Women in Islam
Women and Turkish Cinema
Gender Politics, Cultural Identity and Representation
Author(s): Eylem Atakav
Reviewed by: Abdullah Drury
Review
This is a significant book and deserves a high degree of circulation.Turkish cinema has come a long way since Turist Ömer Uzay Yolu’nda (1973) and Supermen dönüyor (1979) and modern Turkish movies are watched and appreciated throughout the world. Women and Turkish Cinema; Gender Politics, Cultural Identity and Representation is a remarkable work of scholarship by Atil Eylem Atakav, Lecturer in Film and Television Studies at the University of East Anglia. Part of the Routledge Studies in Middle East Film and Media, this systematic tome is also evidence of the growing importance and contribution of the University of East Anglia in studies related to various Islamic societies across the globe.

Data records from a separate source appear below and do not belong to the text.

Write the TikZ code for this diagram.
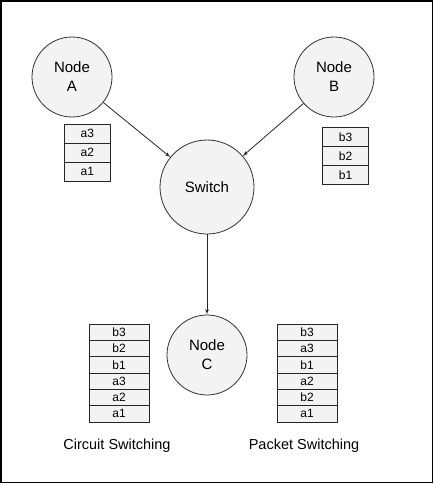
\documentclass[tikz,border=0pt]{standalone}
\usepackage{fontspec}
\setmainfont{Liberation Sans}
\usepackage{tikz}
\usetikzlibrary{shapes,arrows,positioning}
\definecolor{paleg}{HTML}{F3F3F3}
\tikzstyle{host} = [draw=black!80, fill=paleg, circle, line width=0.8pt, minimum size=80pt, inner sep=0pt, align=center, font=\fontsize{15}{19}\selectfont]
\tikzstyle{hub} = [host, minimum size=94pt]
\tikzstyle{smallcell} = [draw=black!85, fill=paleg, line width=0.8pt, minimum width=46pt, minimum height=19pt, inner sep=0pt, font=\fontsize{12}{14}\selectfont]
\tikzstyle{largecell} = [smallcell, minimum width=60pt, minimum height=16.33pt]
\tikzstyle{caption} = [font=\fontsize{14.5}{17}\selectfont]
\tikzstyle{arrow} = [draw, line width=0.8pt, color=black!85, -latex']
\tikzstyle{frame} = [draw, line width=1.3pt, color=black]
\newcommand{\hostnode}[2]{node (n#1) [host] {#2}}
\newcommand{\smallpkt}[2]{node (s#1) [smallcell] {#2}}
\newcommand{\largepkt}[2]{node (l#1) [largecell] {#2}}
\begin{document}
\begin{tikzpicture}[x=1pt,y=-1pt]
\useasboundingbox (0,0) rectangle (434,484);
\path[frame] (1,1) rectangle (432.5,482.5);

\path (72,77) \hostnode{A}{Node\\A};
\path (nA)+(262,0) \hostnode{B}{Node\\B};
\path (nA)+(135,110) node (sw) [hub] {Switch};
\path (sw)+(0,168) \hostnode{C}{Node\\C};

\path [arrow] (nA) -- (sw) node[] {};
\path [arrow] (nB) -- (sw) node[] {};
\path [arrow] (sw) -- (nC) node[] {};

% queue at node A
\path (nA)+(15.3,56.8) \smallpkt{a3}{a3};
\path (sa3)+(0,19) \smallpkt{a2}{a2};
\path (sa2)+(0,19) \smallpkt{a1}{a1};

% queue at node B
\path (nB)+(11.5,59.8) \smallpkt{b3}{b3};
\path (sb3)+(0,19) \smallpkt{b2}{b2};
\path (sb2)+(0,19) \smallpkt{b1}{b1};

% circuit switching
\path (nC)+(-88,-22.8) \largepkt{c1}{b3};
\path (lc1)+(0,16.33) \largepkt{c2}{b2};
\path (lc2)+(0,16.33) \largepkt{c3}{b1};
\path (lc3)+(0,16.33) \largepkt{c4}{a3};
\path (lc4)+(0,16.33) \largepkt{c5}{a2};
\path (lc5)+(0,16.33) \largepkt{c6}{a1};

% packet switching
\path (lc1)+(188,0) \largepkt{p1}{b3};
\path (lp1)+(0,16.33) \largepkt{p2}{a3};
\path (lp2)+(0,16.33) \largepkt{p3}{b1};
\path (lp3)+(0,16.33) \largepkt{p4}{a2};
\path (lp4)+(0,16.33) \largepkt{p5}{b2};
\path (lp5)+(0,16.33) \largepkt{p6}{a1};

\path (lc6)+(-2,32) node (cap1) [caption] {Circuit Switching};
\path (lp6)+(-3,32) node (cap2) [caption] {Packet Switching};
\end{tikzpicture}
\end{document}
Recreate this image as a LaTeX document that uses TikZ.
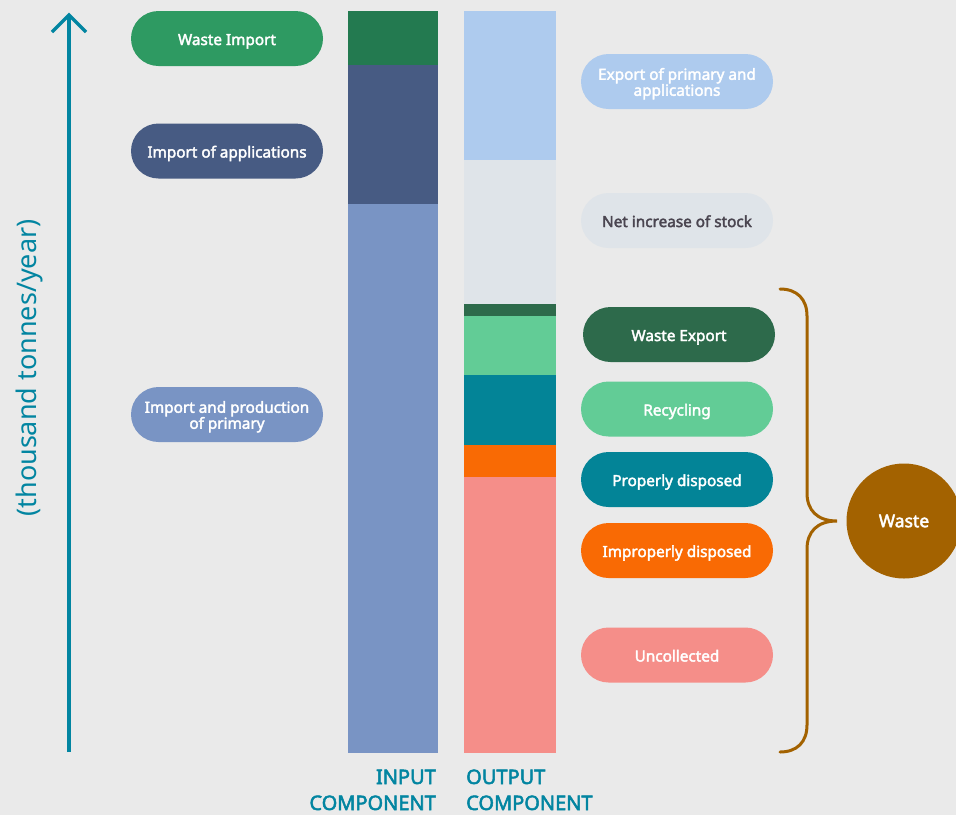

Educated in Ankara and England Atakav herself is part of a growing coterie of scholars scrutinising Muslim popular culture as much as religion. The central thesis of the book under review is that the depoliticization measures imposed following the 1980 military coup d’état in Turkey served to draw together Turkish feminists and film makers over the subsequent decade. The feminist movement was able to thrive in this medium specifically because it was not seen as a political challenge to the authorities or, indeed, to the “unitary patriarchal logic” (p. 113) and Turkish cinema fostered women’s stories and perspectives to avoid censure from the coup’s leadership.